Our Canadian Tire is distinctive in that four of its six checkouts are just decoys, placed there to give the appearance of readiness in the event of a flood of shoppers. In fact, the flood occurs regularly but only two floodgates are open at any one time. So, at least the options for which line to choose are reduced.

Today, there was a long line at one checkout, a short one at the other. Which one would you choose? Exactly. But, like me, you would be horribly, tragically wrong. There was a reason the one line was long and the other short. The smarter shoppers had figured it out. Those whose brains turn to putty in a store never do. And so, I entered the short line.

There was a young couple just finishing their checkout and only one other guy to go through. He had one item. One item. A bike rack for his truck. In a very large box but did I mention one item? A breeze, I chuckled triumphantly to myself as I looked with pity on the long row of shoppers in the next line.

However, as Bike Rack Bob approached the till, he lifted his right hand in which was clutched a four-inch wad of Canadian Tire money. I know those of us of Irish descent are inclined to exaggeration and I have acknowledged that a hundred thousand times, but this wad was actually four solid inches in thickness. Maybe even a touch thicker.
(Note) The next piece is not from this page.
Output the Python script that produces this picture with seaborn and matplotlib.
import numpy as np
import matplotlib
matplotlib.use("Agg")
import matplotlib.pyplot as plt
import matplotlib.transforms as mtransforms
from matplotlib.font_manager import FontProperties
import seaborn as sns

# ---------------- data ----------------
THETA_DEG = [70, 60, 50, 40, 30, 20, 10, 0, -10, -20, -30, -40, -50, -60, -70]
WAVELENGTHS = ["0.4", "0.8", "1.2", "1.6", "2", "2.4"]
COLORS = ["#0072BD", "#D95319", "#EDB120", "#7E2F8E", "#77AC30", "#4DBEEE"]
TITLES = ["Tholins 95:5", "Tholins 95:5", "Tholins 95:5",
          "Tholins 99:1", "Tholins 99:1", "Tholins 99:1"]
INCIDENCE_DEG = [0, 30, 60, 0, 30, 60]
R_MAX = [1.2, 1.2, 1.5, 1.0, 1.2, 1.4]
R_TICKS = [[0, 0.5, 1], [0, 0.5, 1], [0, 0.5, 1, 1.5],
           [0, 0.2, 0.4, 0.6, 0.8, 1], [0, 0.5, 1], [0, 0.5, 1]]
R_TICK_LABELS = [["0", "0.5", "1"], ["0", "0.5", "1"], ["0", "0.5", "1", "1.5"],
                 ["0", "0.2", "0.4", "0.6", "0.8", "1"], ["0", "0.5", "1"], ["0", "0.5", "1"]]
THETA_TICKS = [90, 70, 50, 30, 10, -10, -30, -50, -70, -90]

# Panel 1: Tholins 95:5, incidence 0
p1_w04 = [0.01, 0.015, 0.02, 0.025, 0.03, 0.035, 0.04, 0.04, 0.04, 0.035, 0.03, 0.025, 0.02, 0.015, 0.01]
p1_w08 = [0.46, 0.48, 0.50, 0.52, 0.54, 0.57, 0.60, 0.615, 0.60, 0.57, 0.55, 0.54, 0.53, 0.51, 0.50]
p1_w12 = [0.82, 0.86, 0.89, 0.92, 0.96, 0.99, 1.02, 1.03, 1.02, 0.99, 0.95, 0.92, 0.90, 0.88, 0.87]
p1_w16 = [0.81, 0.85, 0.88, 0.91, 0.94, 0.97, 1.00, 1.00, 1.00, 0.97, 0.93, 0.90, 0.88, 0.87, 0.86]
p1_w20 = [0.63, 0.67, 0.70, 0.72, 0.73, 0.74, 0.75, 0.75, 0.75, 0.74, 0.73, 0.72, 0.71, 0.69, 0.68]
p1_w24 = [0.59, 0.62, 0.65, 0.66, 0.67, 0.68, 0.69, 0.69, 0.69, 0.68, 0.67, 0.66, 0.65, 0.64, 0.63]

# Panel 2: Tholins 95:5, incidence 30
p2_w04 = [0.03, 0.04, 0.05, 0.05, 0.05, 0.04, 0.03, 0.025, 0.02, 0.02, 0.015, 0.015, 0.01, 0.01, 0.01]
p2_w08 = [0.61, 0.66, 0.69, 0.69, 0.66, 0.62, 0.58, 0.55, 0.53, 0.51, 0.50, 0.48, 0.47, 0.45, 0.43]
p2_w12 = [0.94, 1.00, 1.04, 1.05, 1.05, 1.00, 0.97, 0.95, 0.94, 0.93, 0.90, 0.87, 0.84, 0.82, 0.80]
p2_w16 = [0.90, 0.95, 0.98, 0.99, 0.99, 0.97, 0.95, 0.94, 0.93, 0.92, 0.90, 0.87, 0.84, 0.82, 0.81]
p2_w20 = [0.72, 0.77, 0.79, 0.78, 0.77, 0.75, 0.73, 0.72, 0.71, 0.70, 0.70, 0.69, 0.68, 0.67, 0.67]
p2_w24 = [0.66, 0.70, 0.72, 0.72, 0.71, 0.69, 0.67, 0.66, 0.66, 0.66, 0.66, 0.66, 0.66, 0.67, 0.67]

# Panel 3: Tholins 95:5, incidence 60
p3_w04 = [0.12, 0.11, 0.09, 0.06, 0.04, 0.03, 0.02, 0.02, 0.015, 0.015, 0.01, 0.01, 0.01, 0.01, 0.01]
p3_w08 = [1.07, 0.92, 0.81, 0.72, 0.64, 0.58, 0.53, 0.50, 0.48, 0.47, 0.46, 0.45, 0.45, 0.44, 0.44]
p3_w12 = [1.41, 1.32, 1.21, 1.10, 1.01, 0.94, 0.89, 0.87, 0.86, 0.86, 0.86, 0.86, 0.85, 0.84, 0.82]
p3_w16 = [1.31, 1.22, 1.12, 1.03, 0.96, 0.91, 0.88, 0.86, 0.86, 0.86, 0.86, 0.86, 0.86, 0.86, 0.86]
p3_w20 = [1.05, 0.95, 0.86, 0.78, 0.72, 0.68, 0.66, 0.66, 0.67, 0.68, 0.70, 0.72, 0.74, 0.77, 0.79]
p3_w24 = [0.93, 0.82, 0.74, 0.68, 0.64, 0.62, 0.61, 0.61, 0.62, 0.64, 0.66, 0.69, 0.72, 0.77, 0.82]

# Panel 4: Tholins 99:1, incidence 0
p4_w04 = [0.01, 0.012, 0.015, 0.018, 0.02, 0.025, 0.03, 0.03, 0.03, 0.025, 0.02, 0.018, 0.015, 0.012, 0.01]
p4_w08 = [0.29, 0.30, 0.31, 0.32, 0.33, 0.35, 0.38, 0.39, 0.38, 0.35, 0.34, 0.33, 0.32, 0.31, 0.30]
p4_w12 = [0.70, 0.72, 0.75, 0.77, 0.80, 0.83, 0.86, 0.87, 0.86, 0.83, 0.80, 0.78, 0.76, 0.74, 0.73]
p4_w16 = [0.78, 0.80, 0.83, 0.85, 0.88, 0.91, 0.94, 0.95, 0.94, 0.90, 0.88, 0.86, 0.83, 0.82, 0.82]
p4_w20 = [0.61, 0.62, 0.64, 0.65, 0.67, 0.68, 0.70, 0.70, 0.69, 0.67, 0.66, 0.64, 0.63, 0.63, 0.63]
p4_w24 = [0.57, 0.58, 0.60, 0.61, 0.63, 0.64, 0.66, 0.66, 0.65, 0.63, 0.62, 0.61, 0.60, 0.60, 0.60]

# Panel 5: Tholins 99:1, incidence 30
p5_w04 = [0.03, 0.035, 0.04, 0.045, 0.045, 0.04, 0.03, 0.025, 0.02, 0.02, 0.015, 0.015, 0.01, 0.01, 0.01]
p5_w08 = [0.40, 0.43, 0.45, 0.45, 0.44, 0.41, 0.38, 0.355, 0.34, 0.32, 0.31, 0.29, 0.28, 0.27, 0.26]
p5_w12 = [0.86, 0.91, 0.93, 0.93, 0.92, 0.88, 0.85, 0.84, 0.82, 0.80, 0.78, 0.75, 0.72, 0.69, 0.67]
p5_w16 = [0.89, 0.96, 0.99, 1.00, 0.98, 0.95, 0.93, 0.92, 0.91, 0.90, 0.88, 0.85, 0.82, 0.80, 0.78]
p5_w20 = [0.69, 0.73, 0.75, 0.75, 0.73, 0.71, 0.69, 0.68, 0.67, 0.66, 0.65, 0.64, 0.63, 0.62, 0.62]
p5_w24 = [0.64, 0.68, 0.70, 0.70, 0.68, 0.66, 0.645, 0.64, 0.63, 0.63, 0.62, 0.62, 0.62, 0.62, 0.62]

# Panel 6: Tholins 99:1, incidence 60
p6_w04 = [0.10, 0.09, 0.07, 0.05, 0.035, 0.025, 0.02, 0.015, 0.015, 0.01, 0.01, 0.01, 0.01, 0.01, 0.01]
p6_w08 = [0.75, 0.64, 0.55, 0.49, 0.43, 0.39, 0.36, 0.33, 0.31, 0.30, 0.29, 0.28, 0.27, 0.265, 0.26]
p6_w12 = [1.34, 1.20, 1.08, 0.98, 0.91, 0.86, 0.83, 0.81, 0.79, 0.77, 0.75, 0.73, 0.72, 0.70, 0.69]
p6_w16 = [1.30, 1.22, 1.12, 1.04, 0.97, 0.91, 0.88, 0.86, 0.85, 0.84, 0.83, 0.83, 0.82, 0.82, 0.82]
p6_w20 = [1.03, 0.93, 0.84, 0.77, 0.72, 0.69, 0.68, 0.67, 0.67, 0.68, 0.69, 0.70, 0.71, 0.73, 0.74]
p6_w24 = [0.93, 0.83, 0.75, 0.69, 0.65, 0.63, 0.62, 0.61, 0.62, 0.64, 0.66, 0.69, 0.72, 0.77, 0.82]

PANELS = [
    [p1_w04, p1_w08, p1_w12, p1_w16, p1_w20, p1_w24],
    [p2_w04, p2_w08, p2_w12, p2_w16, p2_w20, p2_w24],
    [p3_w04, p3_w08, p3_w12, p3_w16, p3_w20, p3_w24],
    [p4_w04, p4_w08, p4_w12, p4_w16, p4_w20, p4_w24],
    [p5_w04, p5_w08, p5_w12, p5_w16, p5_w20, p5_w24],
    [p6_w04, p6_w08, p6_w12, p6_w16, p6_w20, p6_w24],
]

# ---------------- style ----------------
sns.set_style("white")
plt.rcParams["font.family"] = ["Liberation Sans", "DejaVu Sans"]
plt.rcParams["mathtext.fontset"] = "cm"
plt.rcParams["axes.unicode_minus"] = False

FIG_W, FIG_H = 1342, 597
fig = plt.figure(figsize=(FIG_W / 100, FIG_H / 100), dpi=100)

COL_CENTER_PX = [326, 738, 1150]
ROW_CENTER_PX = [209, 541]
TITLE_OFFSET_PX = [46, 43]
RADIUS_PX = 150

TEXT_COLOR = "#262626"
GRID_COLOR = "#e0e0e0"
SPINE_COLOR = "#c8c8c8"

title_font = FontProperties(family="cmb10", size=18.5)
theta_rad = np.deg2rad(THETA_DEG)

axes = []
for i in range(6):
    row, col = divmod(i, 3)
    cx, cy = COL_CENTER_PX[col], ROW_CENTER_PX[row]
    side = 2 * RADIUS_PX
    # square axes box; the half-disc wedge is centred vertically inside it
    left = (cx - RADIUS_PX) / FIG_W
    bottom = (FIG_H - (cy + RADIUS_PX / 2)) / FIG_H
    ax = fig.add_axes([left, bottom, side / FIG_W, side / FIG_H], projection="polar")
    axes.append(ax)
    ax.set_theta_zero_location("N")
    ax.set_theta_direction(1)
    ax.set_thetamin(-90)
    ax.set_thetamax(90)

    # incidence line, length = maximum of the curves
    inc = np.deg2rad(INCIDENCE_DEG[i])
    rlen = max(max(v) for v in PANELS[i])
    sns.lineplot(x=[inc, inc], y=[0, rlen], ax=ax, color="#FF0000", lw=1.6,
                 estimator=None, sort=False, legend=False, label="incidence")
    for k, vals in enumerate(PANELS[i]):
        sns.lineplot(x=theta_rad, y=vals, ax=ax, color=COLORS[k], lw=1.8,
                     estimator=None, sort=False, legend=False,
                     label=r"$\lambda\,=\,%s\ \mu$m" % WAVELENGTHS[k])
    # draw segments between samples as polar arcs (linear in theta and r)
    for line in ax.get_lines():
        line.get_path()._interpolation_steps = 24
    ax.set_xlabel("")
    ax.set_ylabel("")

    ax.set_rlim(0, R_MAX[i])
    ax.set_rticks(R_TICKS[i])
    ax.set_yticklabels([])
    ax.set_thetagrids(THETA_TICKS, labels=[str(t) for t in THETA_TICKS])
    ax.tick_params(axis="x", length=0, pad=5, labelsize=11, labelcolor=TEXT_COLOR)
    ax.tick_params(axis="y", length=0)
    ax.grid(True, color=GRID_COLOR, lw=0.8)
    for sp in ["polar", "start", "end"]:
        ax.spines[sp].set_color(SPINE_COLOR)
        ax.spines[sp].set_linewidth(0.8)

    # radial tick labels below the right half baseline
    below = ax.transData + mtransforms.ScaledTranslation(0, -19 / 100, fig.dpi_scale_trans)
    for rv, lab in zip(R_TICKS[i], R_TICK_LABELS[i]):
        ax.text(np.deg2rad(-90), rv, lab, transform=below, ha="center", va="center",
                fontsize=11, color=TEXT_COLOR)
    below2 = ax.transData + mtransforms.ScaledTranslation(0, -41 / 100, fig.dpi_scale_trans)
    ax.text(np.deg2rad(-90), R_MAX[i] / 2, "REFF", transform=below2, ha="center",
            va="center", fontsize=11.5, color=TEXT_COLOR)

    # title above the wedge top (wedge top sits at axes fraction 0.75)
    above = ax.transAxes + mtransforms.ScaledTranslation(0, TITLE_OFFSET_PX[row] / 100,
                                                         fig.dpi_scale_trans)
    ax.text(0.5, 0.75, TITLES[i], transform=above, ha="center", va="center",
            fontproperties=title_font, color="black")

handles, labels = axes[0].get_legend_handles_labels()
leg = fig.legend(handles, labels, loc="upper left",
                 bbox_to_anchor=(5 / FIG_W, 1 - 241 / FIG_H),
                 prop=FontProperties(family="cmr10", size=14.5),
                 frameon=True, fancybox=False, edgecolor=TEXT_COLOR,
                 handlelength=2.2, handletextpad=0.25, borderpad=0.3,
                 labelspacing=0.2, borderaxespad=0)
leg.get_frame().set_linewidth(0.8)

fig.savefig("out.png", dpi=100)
The woman at the checkout freaked out. “Oh no,” she said to the guy, who seemed to be a friend or neighbour. “You’re not going to do this to me. I am done my shift.” But he was not backing down and so the counting began. To complicate matters, Bob turned out to be an incessant chatter and the poor woman had to start over several times as she lost track of where she was.

Other shoppers pulled in behind me, sized up the situation and left for the longer line which was flowing along like lava down a mountainside. But I was committed and I have found from past experience that if I leave the line I am in, something terrible will happen in the other line to make it even worse.
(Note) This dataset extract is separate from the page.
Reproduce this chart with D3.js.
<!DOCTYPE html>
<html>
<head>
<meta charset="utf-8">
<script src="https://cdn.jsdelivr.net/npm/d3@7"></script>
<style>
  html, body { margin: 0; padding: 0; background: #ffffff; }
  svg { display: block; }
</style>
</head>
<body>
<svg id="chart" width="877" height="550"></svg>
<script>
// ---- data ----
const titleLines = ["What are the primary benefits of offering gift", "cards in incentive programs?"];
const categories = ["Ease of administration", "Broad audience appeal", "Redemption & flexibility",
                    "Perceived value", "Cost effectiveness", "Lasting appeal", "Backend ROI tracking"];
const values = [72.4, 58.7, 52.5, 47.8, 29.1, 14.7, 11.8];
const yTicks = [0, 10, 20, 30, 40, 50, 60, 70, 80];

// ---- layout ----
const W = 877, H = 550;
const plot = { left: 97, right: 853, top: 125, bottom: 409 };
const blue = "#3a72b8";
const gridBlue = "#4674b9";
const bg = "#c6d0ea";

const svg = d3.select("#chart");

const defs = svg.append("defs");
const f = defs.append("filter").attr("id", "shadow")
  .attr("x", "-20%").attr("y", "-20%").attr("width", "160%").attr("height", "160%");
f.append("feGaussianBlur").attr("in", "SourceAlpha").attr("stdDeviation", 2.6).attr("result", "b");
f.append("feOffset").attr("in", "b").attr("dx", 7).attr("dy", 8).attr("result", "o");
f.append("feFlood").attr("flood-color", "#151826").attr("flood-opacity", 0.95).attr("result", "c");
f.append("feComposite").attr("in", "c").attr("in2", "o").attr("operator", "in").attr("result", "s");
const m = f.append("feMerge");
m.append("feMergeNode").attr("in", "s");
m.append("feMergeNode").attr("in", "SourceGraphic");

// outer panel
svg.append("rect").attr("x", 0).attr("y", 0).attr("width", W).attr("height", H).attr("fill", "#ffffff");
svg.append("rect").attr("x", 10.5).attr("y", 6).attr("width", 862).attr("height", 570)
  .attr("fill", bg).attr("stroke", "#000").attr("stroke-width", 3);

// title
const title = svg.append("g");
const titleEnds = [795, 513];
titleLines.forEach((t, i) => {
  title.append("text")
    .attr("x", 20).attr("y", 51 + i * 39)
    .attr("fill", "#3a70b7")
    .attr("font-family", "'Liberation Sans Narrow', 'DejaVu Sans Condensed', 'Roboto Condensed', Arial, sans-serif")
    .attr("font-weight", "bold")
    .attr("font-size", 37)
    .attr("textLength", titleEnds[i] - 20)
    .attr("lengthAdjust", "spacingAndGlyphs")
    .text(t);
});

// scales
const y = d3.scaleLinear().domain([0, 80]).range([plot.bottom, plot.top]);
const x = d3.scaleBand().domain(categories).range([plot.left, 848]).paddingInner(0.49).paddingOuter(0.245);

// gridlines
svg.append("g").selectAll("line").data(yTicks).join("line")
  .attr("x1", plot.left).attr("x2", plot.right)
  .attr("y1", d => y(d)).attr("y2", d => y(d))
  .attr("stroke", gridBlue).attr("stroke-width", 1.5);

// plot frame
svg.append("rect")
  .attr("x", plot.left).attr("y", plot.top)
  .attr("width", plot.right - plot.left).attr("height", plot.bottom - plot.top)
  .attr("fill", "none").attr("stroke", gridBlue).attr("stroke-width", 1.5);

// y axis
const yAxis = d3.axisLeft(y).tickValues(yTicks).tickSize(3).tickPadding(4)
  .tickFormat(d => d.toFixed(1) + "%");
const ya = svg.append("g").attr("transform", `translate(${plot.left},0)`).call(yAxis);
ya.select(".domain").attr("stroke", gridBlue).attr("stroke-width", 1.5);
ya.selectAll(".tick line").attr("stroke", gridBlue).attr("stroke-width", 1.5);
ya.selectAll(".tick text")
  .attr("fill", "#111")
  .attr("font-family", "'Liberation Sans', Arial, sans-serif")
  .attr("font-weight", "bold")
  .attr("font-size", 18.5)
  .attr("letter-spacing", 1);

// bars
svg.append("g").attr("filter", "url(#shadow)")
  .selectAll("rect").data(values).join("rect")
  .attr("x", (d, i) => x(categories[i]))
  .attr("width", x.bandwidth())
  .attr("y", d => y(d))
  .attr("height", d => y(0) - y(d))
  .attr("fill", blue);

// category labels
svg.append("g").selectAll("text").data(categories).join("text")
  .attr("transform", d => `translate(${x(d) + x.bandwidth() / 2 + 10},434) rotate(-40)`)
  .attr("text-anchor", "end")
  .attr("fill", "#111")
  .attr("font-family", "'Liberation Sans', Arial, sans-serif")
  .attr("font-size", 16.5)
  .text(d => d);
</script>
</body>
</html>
A woman pulled her cart in behind me and we joked a bit before she left for the long line. In a few minutes she gave me a royal wave and smile as she exited the building, her business complete. All the shoppers who had been in front of her, were likewise gone.

In total, the bike rack guy had produced $108 in play money, most of it in denominations of five and ten cents. All that money counted he still owed the clerk $5.11. Had he pulled out a little purse and ventured to settle his account with nickels and dimes, I’m afraid I would have been forced to assault him. As it was, he used a debit card and in a few more minutes was gone. His only salvation was that he was abjectly apologetic.

I hope Bob enjoys his bike rack for many years to come, years I would have also liked to have had but which are now mostly likely gone as a result of the stress placed upon my nerves from having to stand in line behind him today. And all for the sake of a box of cat litter and some toilet paper. Ironically a double case of bummer.